The problem, Weeks says, is that FNB is now dragging its feet in closing a cheque account in the deceased’s name, which was in a small overdraft. Personal Finance has seen the long trail of email correspondence on the matter, and there seems to be no clear conclusion in sight.
FNB’s media team said they needed more time to investigate the matter when PF questioned the delay, however sent an update shortly after first publication, stating that they have “resolved the issue.”
“We apologise to our customer for the delay in resolving the matter,” the media team stated in an email. Personal Finance has confirmed that this is the case.
Standard Bank
A Johannesburg reader related that when her daughter passed away in July 2020 during the height of the Covid-19 pandemic, the estate administrators were very professional and under difficult circumstances managed to handle what was a very uncomplicated estate as there were no dependents. “Dealing with the Master’s Office was far easier than the bank and everything was dealt with promptly,” she said.
Standard Bank staff were not helpful over the phone as many of them worked from home, and she struggled endlessly to close two accounts in her daughter's name and to relocate debit orders. It took nearly three months after her passing, and going into the branch, loaded with documents, and refusing to leave, to get it resolved.
“The assistant informed me that branches don’t deal with deceased estates,” she said,” but being in my mid 70s I was not going to be given the run around any longer. I told her I was not going anywhere until the accounts were closed.”
The assistant finally phoned the bank’s deceased estates department, and only then did the reader start seeing results.
Standard Bank spokesperson Ross Lindstrom told Personal Finance that “it is difficult to attribute a single contributing factor to delays in the winding up of a deceased estate,” however, agreed that the Covid-19 pandemic could have been a contributing factor.
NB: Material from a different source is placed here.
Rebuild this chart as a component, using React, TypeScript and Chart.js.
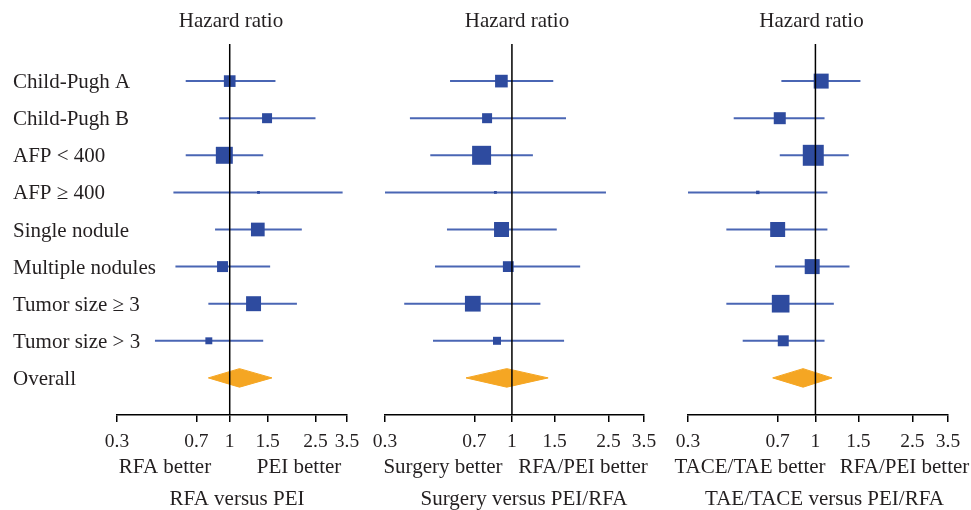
import React, { useEffect, useRef } from 'react';
import { Chart, registerables } from 'chart.js';
Chart.register(...registerables);

const subgroups = ['Child-Pugh A', 'Child-Pugh B', 'AFP < 400', 'AFP ≥ 400', 'Single nodule', 'Multiple nodules', 'Tumor size ≥ 3', 'Tumor size > 3'];
const overallLabel = 'Overall';
const xTicks = [0.3, 0.7, 1, 1.5, 2.5, 3.5];

// RFA versus PEI
const rfaPeiHR = [1.0, 1.49, 0.944, 1.36, 1.35, 0.926, 1.29, 0.8];
const rfaPeiLow = [0.625, 0.895, 0.625, 0.548, 0.855, 0.56, 0.796, 0.45];
const rfaPeiHigh = [1.63, 2.5, 1.43, 3.34, 2.16, 1.54, 2.05, 1.43];
const rfaPeiWeight = [34, 25, 72, 2, 47, 30, 56, 12];
const rfaPeiOverall = [0.796, 1.11, 1.57];

// Surgery versus PEI/RFA
const surgHR = [0.905, 0.79, 0.75, 0.855, 0.906, 0.966, 0.69, 0.868];
const surgLow = [0.556, 0.38, 0.461, 0.3, 0.54, 0.482, 0.36, 0.473];
const surgHigh = [1.48, 1.67, 1.22, 2.44, 1.53, 1.91, 1.31, 1.64];
const surgWeight = [40, 25, 90, 2, 56, 29, 62, 16];
const surgOverall = [0.647, 0.952, 1.41];

// TAE/TACE versus PEI/RFA
const taceHR = [1.056, 0.714, 0.98, 0.58, 0.7, 0.97, 0.72, 0.738];
const taceLow = [0.725, 0.462, 0.714, 0.3, 0.431, 0.683, 0.431, 0.503];
const taceHigh = [1.53, 1.09, 1.37, 1.12, 1.12, 1.38, 1.19, 1.09];
const taceWeight = [56, 36, 110, 3, 56, 56, 78, 30];
const taceOverall = [0.668, 0.89, 1.17];

const FONT = "'Liberation Serif', 'Times New Roman', serif";
const TEXT = '#231f20';
const SQUARE = '#2e4b9f';
const CI = '#4a66b4';
const DIAMOND = '#f5a623';

const W = 971;
const H = 510;

type Panel = {
  areaL: number;
  areaR: number;
  showLabels: boolean;
  hr: number[];
  low: number[];
  high: number[];
  weight: number[];
  overall: number[];
  titleX: number;
  leftLabel: string;
  leftX: number;
  rightLabel: string;
  rightX: number;
  caption: string;
  captionX: number;
};

const panels: Panel[] = [
  { areaL: 117, areaR: 347, showLabels: true, hr: rfaPeiHR, low: rfaPeiLow, high: rfaPeiHigh, weight: rfaPeiWeight, overall: rfaPeiOverall, titleX: 231, leftLabel: 'RFA better', leftX: 165, rightLabel: 'PEI better', rightX: 299, caption: 'RFA versus PEI', captionX: 237 },
  { areaL: 385, areaR: 644, showLabels: false, hr: surgHR, low: surgLow, high: surgHigh, weight: surgWeight, overall: surgOverall, titleX: 517, leftLabel: 'Surgery better', leftX: 443, rightLabel: 'RFA/PEI better', rightX: 583, caption: 'Surgery versus PEI/RFA', captionX: 524 },
  { areaL: 688, areaR: 948, showLabels: false, hr: taceHR, low: taceLow, high: taceHigh, weight: taceWeight, overall: taceOverall, titleX: 811.5, leftLabel: 'TACE/TAE better', leftX: 750, rightLabel: 'RFA/PEI better', rightX: 904.5, caption: 'TAE/TACE versus PEI/RFA', captionX: 824.5 },
];

function ForestPanel({ p }: { p: Panel }) {
  const ref = useRef<HTMLCanvasElement | null>(null);
  useEffect(() => {
    if (!ref.current) return;
    const rowLabels = [...subgroups, overallLabel];
    const oy = subgroups.length;
    const datasets: any[] = [];
    datasets.push({
      data: [{ x: 1, y: -1 }, { x: 1, y: 9 }],
      showLine: true, borderColor: '#000', borderWidth: 1.5, pointRadius: 0,
    });
    datasets.push({
      data: p.hr.map((v, i) => ({ x: v, y: i })),
      pointStyle: 'rect',
      pointRadius: p.weight.map((w) => (20 * Math.sqrt(w / 100)) / Math.SQRT2),
      backgroundColor: SQUARE, borderColor: SQUARE, borderWidth: 0,
    });
    p.hr.forEach((_, i) => {
      datasets.push({
        data: [{ x: p.low[i], y: i }, { x: p.high[i], y: i }],
        showLine: true, borderColor: CI, borderWidth: 2, pointRadius: 0,
      });
    });
    datasets.push({
      data: [
        { x: p.overall[0], y: oy },
        { x: p.overall[1], y: oy - 0.25 },
        { x: p.overall[2], y: oy },
        { x: p.overall[1], y: oy + 0.25 },
        { x: p.overall[0], y: oy },
      ],
      showLine: true, fill: 'shape', backgroundColor: DIAMOND, borderColor: DIAMOND, borderWidth: 1, pointRadius: 0, tension: 0,
    });

    const textPlugin = {
      id: 'panelText',
      afterDraw(chart: any) {
        const ctx = chart.ctx;
        ctx.save();
        ctx.fillStyle = TEXT;
        ctx.textBaseline = 'alphabetic';
        ctx.font = `21px ${FONT}`;
        if (p.showLabels) {
          ctx.textAlign = 'left';
          const ys = chart.scales.y;
          rowLabels.forEach((lab, i) => {
            ctx.fillText(lab, 13, ys.getPixelForValue(i) + 7);
          });
        }
        ctx.textAlign = 'center';
        ctx.fillText('Hazard ratio', p.titleX, 27);
        ctx.fillText(p.leftLabel, p.leftX, 473);
        ctx.fillText(p.rightLabel, p.rightX, 473);
        ctx.fillText(p.caption, p.captionX, 505);
        ctx.restore();
      },
    };

    const chart = new Chart(ref.current, {
      type: 'scatter',
      data: { datasets },
      plugins: [textPlugin],
      options: {
        animation: false,
        responsive: false,
        devicePixelRatio: 1,
        events: [],
        layout: { padding: { left: p.areaL, right: W - p.areaR, top: 44, bottom: 0 } },
        plugins: { legend: { display: false }, tooltip: { enabled: false } },
        scales: {
          x: {
            type: 'logarithmic',
            min: 0.3,
            max: 3.5,
            afterBuildTicks: (s: any) => { s.ticks = xTicks.map((v) => ({ value: v })); },
            afterFit: (s: any) => { s.height = H - 415; },
            ticks: {
              callback: (v: any) => String(v),
              font: { family: FONT, size: 19.5 },
              color: TEXT,
              maxRotation: 0,
              autoSkip: false,
              padding: 8,
            },
            grid: { display: true, drawOnChartArea: false, drawTicks: true, tickLength: 7, color: '#000', lineWidth: 1.5 },
            border: { display: true, color: '#000', width: 1.5 },
          },
          y: {
            type: 'linear',
            display: false,
            reverse: true,
            min: -1,
            max: 9,
            afterFit: (s: any) => { s.width = 0; },
            grid: { display: false },
            border: { display: false },
          },
        },
      } as any,
    });
    return () => chart.destroy();
  }, [p]);
  return (
    <canvas
      ref={ref}
      width={W}
      height={H}
      style={{ position: 'absolute', left: 0, top: 0, width: W, height: H }}
    />
  );
}

export default function App() {
  return (
    <div style={{ position: 'absolute', left: 0, top: 0, width: W, height: H, background: '#fff' }}>
      {panels.map((p, i) => (
        <ForestPanel key={i} p={p} />
      ))}
    </div>
  );
}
“Notwithstanding, each matter that the bank receives in the deceased estates department is dealt with in a professional manner and with the intention of finalising the query or matter as soon as possible. We therefore strongly encourage executors/the deceased person's loved one’s to contact us directly to ensure that matters are dealt with in an expedited manner and/or for guidance/advice to be provided,” he added.
Banking ombud
Mentor, who also dealt with the Ombudsman for Banking Services in his recent challenge, said that the time has come for the ombuds to set an industry standard or issue a directive to banks on the minimum turnaround time for providing information or wrapping up deceased estates.
Ombudsman Reana Steyn told Personal Finance that even though it is unfortunate that no standard or directive yet exists, the Code of Banking Practice as well as the Conduct Standards for Banks “require banks to act fairly and reasonably that would require them to respond to lawful requests for information within a reasonable period of time. To determine what is reasonable we would have to determine that on a case by case basis.”
Furthermore, she said that while deceased accounts remain open, the banks continue to charge fees and interest. “However, if, after our investigation of the complaint, it is found that there were unreasonable delays by the banks, our office will make an appropriate recommendation which may also include the bank having to reverse the fees and interest.
“In instances where our investigation concludes that there was a service level breakdown on the part of the bank, we make the appropriate recommendations aimed at addressing the issue and ensuring that the same cause of the delay is not repeated by the bank.
The ombud says her office has seen a noticeable increase in the number of complaints relating to estate late accounts. “Between 2021 and 2022, we saw a 67% increase in the number of these complaints received and although the issues raised vary, most of the complaints received were with regards to delays by banks.”